Undoubtedly, the most (and probably only) really annoying thing about modelling with the new fantastic ranges of plastic 28mm figures available these days, is the difficulty you have holding on to all the fiddly little bits!
I'm not in the first flush of youth anymore and I tend to drop even the largest of objects; plates, keys, mobile phone etc., so those tiny little heads, swords and shields frequently end up slipping from my aged grasp and disappearing onto the garage floor, never to be seen again. Getting older really can be a bit of a bugger when you participate in a hobby like ours; not only do you drop stuff with increasing regularity, but then your eyesight is so bad that you can't find what you've dropped either.
On my last visit to Kelham Hall for the 'Other Partizan', I finally capitulated and purchased a box of Victrix Athenian hoplites. I'd got as far as hovering over the 'purchase' button on several different web sites before, but seeing the box in the flesh, as it were, proved way too much and I succumbed to the temptation, although only after comparing them with a box of Warlord Games hoplites.
Once I had arrived back at my workbench in the back of the garage, I started cleaning up a few of the hoplites, even though I just don't have time to fit any great number of them in, between painting up my Anglo-Danes for Saga and my Lancastrians for 'A Coat of Steel'. As usual, I immediately went for a musician and a command figure; I like to think that the others will arrive to join the commander to form a new regiment! I love the musician and I was really excited as the bits for the officer came off the sprue (yes... I'm 53!). I chose a nice head with its helmet tipped back for the officer, imagining him contemplating his next move before issuing some tactically brilliant order which would swing the battle finally in my favour. As the craft knife deftly removed the mould line from across the top of the helmet, the head pinged out of my fingers and, despite several frantically desperate grabs, fell into the murky abyss somewhere by my feet.
Two other things about being a 53 year old wargamer could be mentioned at this point:
a) there is a certain lack of dignity involved in crawling around on a garage floor, amongst the dust and cobwebs. Indeed, I'm pretty certain there are mice in there somewhere and they are not renowned for their ability to control their bladders!
b) you don't give up because loosing that head means that you can only make 47 hoplites instead of 48 and the wife is not going to sanction the purchase of a second box just to replace one lost head.

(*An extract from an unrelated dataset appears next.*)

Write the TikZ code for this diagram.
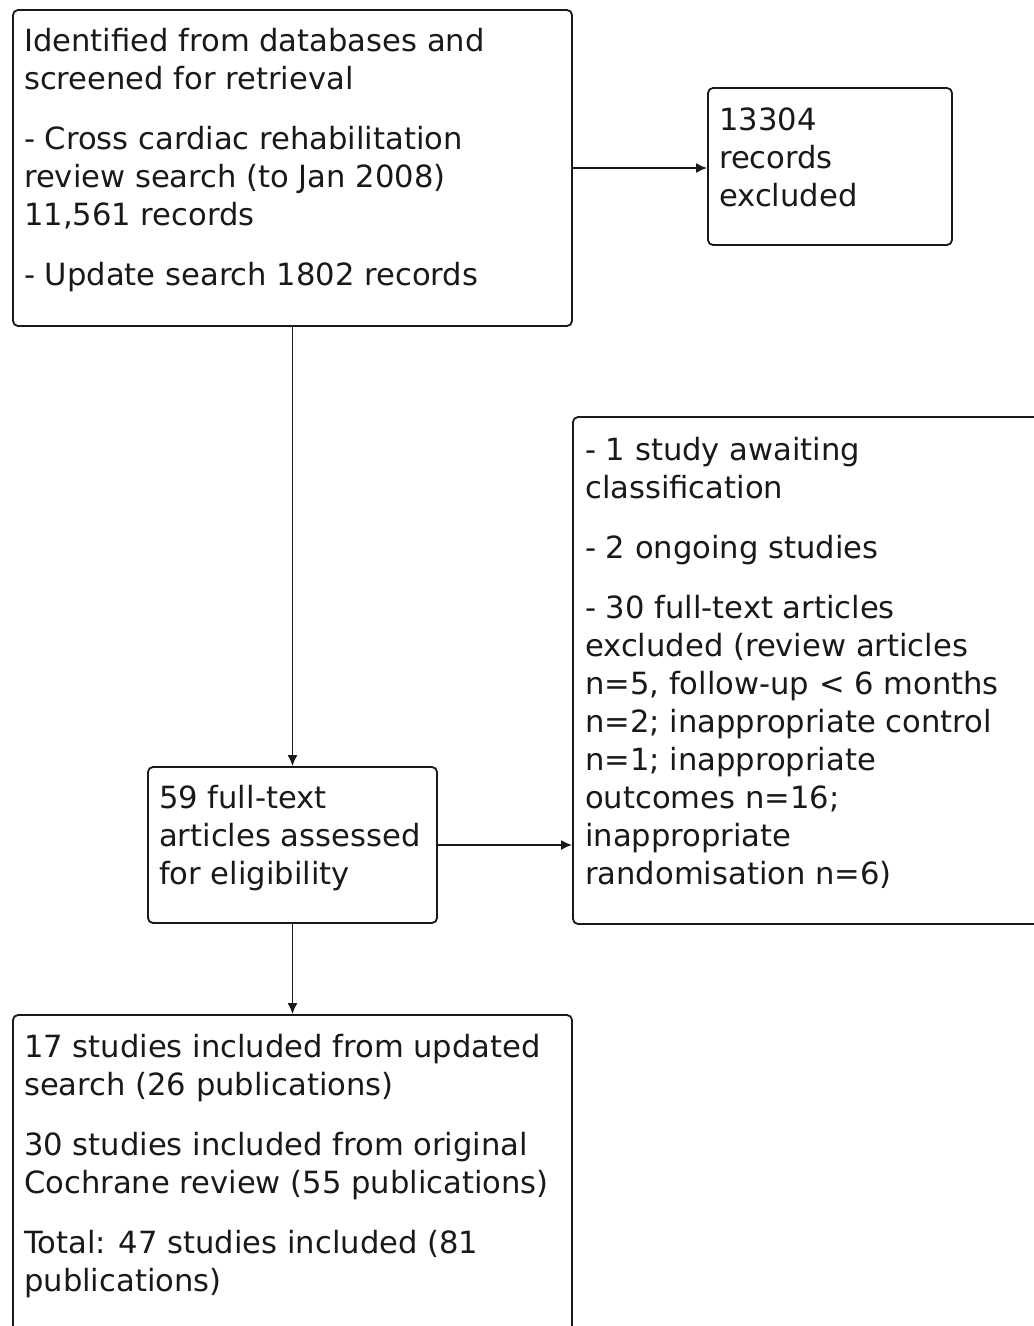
\documentclass[tikz,border=0pt]{standalone}
\usepackage{fontspec}
\setmainfont{DejaVu Sans}
\usetikzlibrary{arrows.meta}
\definecolor{ink}{RGB}{25,25,25}
\begin{document}
\begin{tikzpicture}[x=1pt,y=-1pt,
  box/.style={draw=ink, line width=1.8pt, rounded corners=5pt, inner sep=0pt, fill=white},
  txt/.style={anchor=north west, inner sep=0pt, align=left, text=ink, font=\fontsize{30.6}{38}\selectfont},
  conn/.style={draw=ink, line width=1.8pt, -{Latex[length=11pt,width=10pt]}}]
\useasboundingbox (0,0) rectangle (1034,1326);
\clip (0,0) rectangle (1034,1326);
\fill[white] (0,0) rectangle (1034,1326);
\node[box, minimum width=559pt, minimum height=316pt] (b1) at (292.5,168) {};
\node[box, minimum width=244pt, minimum height=157pt] (b2) at (830,166.5) {};
\node[box, minimum width=289pt, minimum height=156pt] (b3) at (292.5,845) {};
\node[box, minimum width=500pt, minimum height=507pt] (b4) at (823,670.5) {};
\node[box, minimum width=559pt, minimum height=340pt] (b5) at (292.5,1185) {};

\node[txt] (t1) at (24,26) {\rule{0pt}{25pt}Identified from databases and\\ screened for retrieval\\[22pt]
 - Cross cardiac rehabilitation\\ review search (to Jan 2008)\\ 11,561 records\\[22pt]
 - Update search 1802 records};
\node[txt] (t2) at (719,105) {\rule{0pt}{25pt}13304\\ records\\ excluded};
\node[txt] (t3) at (159,783) {\rule{0pt}{25pt}59 full-text\\ articles assessed\\ for eligibility};
\node[txt] (t4) at (585,435) {\rule{0pt}{25pt}- 1 study awaiting\\ classification\\[22pt]
 - 2 ongoing studies\\[22pt]
 - 30 full-text articles\\ excluded (review articles\\ n=5, follow-up < 6 months\\ n=2; inappropriate control\\ n=1; inappropriate\\ outcomes n=16;\\ inappropriate\\ randomisation n=6)};
\node[txt] (t5) at (24,1032) {\rule{0pt}{25pt}17 studies included from updated\\ search (26 publications)\\[22pt]
 30 studies included from original\\ Cochrane review (55 publications)\\[22pt]
 Total: 47 studies included (81\\ publications)};

\draw[conn] (b1.south) -- (b3.north);
\draw[conn] (b1.east) -- (b1.east -| b2.west);
\draw[conn] (b3.east) -- (b3.east -| b4.west);
\draw[conn] (b3.south) -- (b5.north);
\end{tikzpicture}
\end{document}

The search wasn't entirely fruitless; I did discover two previously lost Warlord Games Roman legionary heads, a Redoubt Enterprises English Civil War head (haven't done any of those since 1994!) and a random undercoated right arm with a javelin attached, but not even a glimpse of my hoplite officer's head.
I spent quite a long time being completely gutted at the prospect of not having enough heads to complete the two 24 figure regiments I was planning for some point in the future and even sent an e-mail to Victrix to vent my spleen vis-a-vis the fact that the lost head meant that a complete figure could not be made. To be fair, I received a very nice reply from Steve at Victrix offering me replacement heads, which was far more than I deserved. He also pointed out that their subsequent hoplite sets do indeed have spare heads, so don't be put off buying them if you also suffer from aged wargamer's inoperable gripping finger syndrome.

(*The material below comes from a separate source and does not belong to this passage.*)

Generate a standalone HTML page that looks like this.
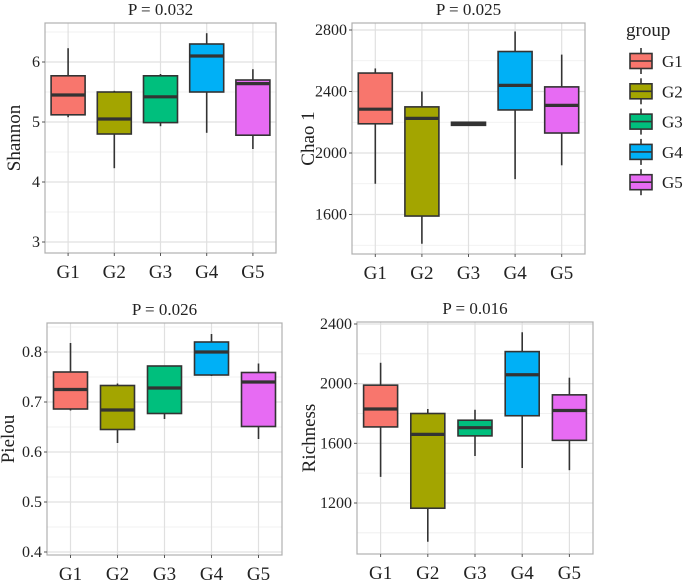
<!DOCTYPE html>
<html><head><meta charset="utf-8"><style>
body{margin:0;background:#fff;}
svg, svg text{font-family:"Liberation Serif","Times New Roman",serif !important;}
svg text{fill:#222;}
</style></head><body>
<svg id="c" width="685" height="581" font-family="Liberation Serif, serif" xmlns="http://www.w3.org/2000/svg"></svg>
<script>
const groups=["G1","G2","G3","G4","G5"];
const colors=["#F8766D","#A3A500","#00BF7D","#00B0F6","#E76BF3"];
// [lowWhisker, q1, median, q3, highWhisker]
const shannonVals=[[5.08,5.12,5.45,5.77,6.23],[4.23,4.80,5.05,5.50,5.52],[4.93,4.99,5.42,5.77,5.80],[4.82,5.50,6.10,6.30,6.48],[4.55,4.78,5.64,5.70,5.88]];
const chaoVals=[[1800,2190,2285,2520,2550],[1410,1590,2225,2300,2400],[2180,2180,2190,2200,2200],[1830,2280,2440,2660,2790],[1920,2130,2310,2430,2640]];
const pielouVals=[[0.683,0.686,0.725,0.760,0.818],[0.618,0.645,0.684,0.733,0.737],[0.666,0.677,0.728,0.772,0.772],[0.752,0.754,0.800,0.820,0.836],[0.626,0.651,0.740,0.759,0.777]];
const richVals=[[1375,1710,1830,1990,2140],[940,1165,1660,1800,1830],[1515,1650,1705,1755,1825],[1435,1785,2060,2215,2345],[1420,1620,1820,1925,2040]];
const shannonTicks=[3,4,5,6];
const chaoTicks=[1600,2000,2400,2800];
const pielouTicks=[0.4,0.5,0.6,0.7,0.8];
const richTicks=[1200,1600,2000,2400];
const titles=["P = 0.032","P = 0.025","P = 0.026","P = 0.016"];
const ylabels=["Shannon","Chao 1","Pielou","Richness"];

const svg=document.getElementById('c');
const NS="http://www.w3.org/2000/svg";
function mk(t,a,p){const e=document.createElementNS(NS,t);for(const k in a)e.setAttribute(k,a[k]);if(t==='text')e.setAttribute('font-family','Liberation Serif, serif');(p||svg).appendChild(e);return e;}

function panel(o){
  const g=mk('g',{});
  
  
  const y=v=>o.y0+(v-o.v0)*(o.y1-o.y0)/(o.v1-o.v0);
  const step=o.xw/5;
  const x=i=>o.x0+step*(i+0.5);
  const t=o.ticks, d=t[1]-t[0];
  for(let v=t[0]-d;v<=t[t.length-1]+d;v+=d/2){
    const py=y(v); if(py<o.top||py>o.bot)continue;
    const isMajor=t.some(tv=>Math.abs(tv-v)<d*1e-3);
    mk('line',{x1:o.x0,x2:o.x0+o.xw,y1:py,y2:py,stroke:isMajor?'#e0e0e0':'#ededed','stroke-width':isMajor?1.2:0.8},g);
  }
  groups.forEach((_,i)=>mk('line',{x1:x(i),x2:x(i),y1:o.top,y2:o.bot,stroke:'#e0e0e0','stroke-width':1.2},g));
  const border=mk('rect',{x:o.x0,y:o.top,width:o.xw,height:o.bot-o.top,fill:'none',stroke:'#b0b0b0','stroke-width':1.2},g);
  
  
  t.forEach(v=>{
    const tk=mk('text',{x:o.x0-5,y:y(v)+5,'text-anchor':'end','font-size':16},g);
    tk.textContent=String(v);
    
    
    mk('line',{x1:o.x0-3,x2:o.x0,y1:y(v),y2:y(v),stroke:'#555'},g);
  });
  groups.forEach((gn,i)=>{
    const lb=mk('text',{x:x(i),y:o.bot+25,'text-anchor':'middle','font-size':19},g);
    lb.textContent=gn;
    
    
    mk('line',{x1:x(i),x2:x(i),y1:o.bot,y2:o.bot+3,stroke:'#555'},g);
  });
  o.vals.forEach((b,i)=>{
    const bg=mk('g',{},g);
    
    
    const cx=x(i), hw=17;
    mk('line',{x1:cx,x2:cx,y1:y(b[0]),y2:y(b[4]),stroke:'#333','stroke-width':1.6},bg);
    mk('rect',{x:cx-hw,y:y(b[3]),width:hw*2,height:Math.max(1,y(b[1])-y(b[3])),fill:colors[i],stroke:'#333','stroke-width':1.6},bg);
    mk('line',{x1:cx-hw,x2:cx+hw,y1:y(b[2]),y2:y(b[2]),stroke:'#333','stroke-width':3.2},bg);
  });
  const tt=mk('text',{x:o.x0+o.xw/2,y:o.top-8,'text-anchor':'middle','font-size':17},g);
  tt.textContent=o.title;
  
  
  const cy=(o.top+o.bot)/2;
  const yl=mk('text',{x:o.ylx,y:cy,'text-anchor':'middle','font-size':19,transform:`rotate(-90 ${o.ylx} ${cy})`},g);
  yl.textContent=o.ylabel;
  
  
}
panel({name:'shannon',x0:45,xw:231,top:23,bot:253,v0:6,y0:62,v1:5,y1:122,ticks:shannonTicks,vals:shannonVals,title:titles[0],ylabel:ylabels[0],ylx:20});
panel({name:'chao1',x0:352,xw:233,top:23,bot:254,v0:2800,y0:30,v1:2000,y1:153,ticks:chaoTicks,vals:chaoVals,title:titles[1],ylabel:ylabels[1],ylx:314});
panel({name:'pielou',x0:47,xw:235,top:323,bot:555,v0:0.8,y0:352,v1:0.4,y1:552,ticks:pielouTicks,vals:pielouVals,title:titles[2],ylabel:ylabels[2],ylx:14});
panel({name:'richness',x0:357,xw:236,top:322,bot:554,v0:2400,y0:324,v1:1200,y1:503,ticks:richTicks,vals:richVals,title:titles[3],ylabel:ylabels[3],ylx:315});

const lg=mk('g',{});


const lt=mk('text',{x:626,y:36,'font-size':19},lg);
lt.textContent='group';


groups.forEach((gn,i)=>{
  const e=mk('g',{},lg);
  
  
  const cy=61+i*30.3;
  mk('line',{x1:641,x2:641,y1:cy-13,y2:cy+13,stroke:'#333','stroke-width':1.6},e);
  mk('rect',{x:630,y:cy-7.5,width:22,height:15,fill:colors[i],stroke:'#333','stroke-width':1.6},e);
  mk('line',{x1:630,x2:652,y1:cy,y2:cy,stroke:'#333','stroke-width':1.6},e);
  const tx=mk('text',{x:662,y:cy+6,'font-size':17},e);
  tx.textContent=gn;
});
</script>
</body></html>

I often wish that I wasn't one of those people who just has to have several different projects on the go at the same time, but, on this occasion, it proved to be the factor which offset the loss of the hoplite head! Sitting on the shelf in front of me was a sprue from the Gripping Beast Dark Age Warriors set, including a spare head of my favourite baldy guy.
On closer inspection, the Dark Age warrior head had nothing about it which made it period specific and there seemed to be no reason why I couldn't put it on the body of my Athenian commander. The Victrix sprue has a left arm holding a crested helmet, which would fit nicely with the Gripping Beast head which was... just a head! Gosh! I was beginning to feel pretty darn daring at this point and cleaned up the Beastie head and attached it to the Athenian body. It looked a little odd to begin with, but I think that was because I was used to seeing it attached to several of my Anglo-Danish Saga troops. Once painted, I reckon he actually looks just the part; the beard makes him look like an experienced warrior, while the bald pate gives him that wise philosophical look, as though he has just leaped out of the bath shouting, "Eureka!"
These two warriors may have lived some 1300 years apart, but the common head seems to work quite nicely. In future, perhaps I'll not be quite so gutted when that plastic head shoots across the garage floor to join the growing gang of dust gathering domes.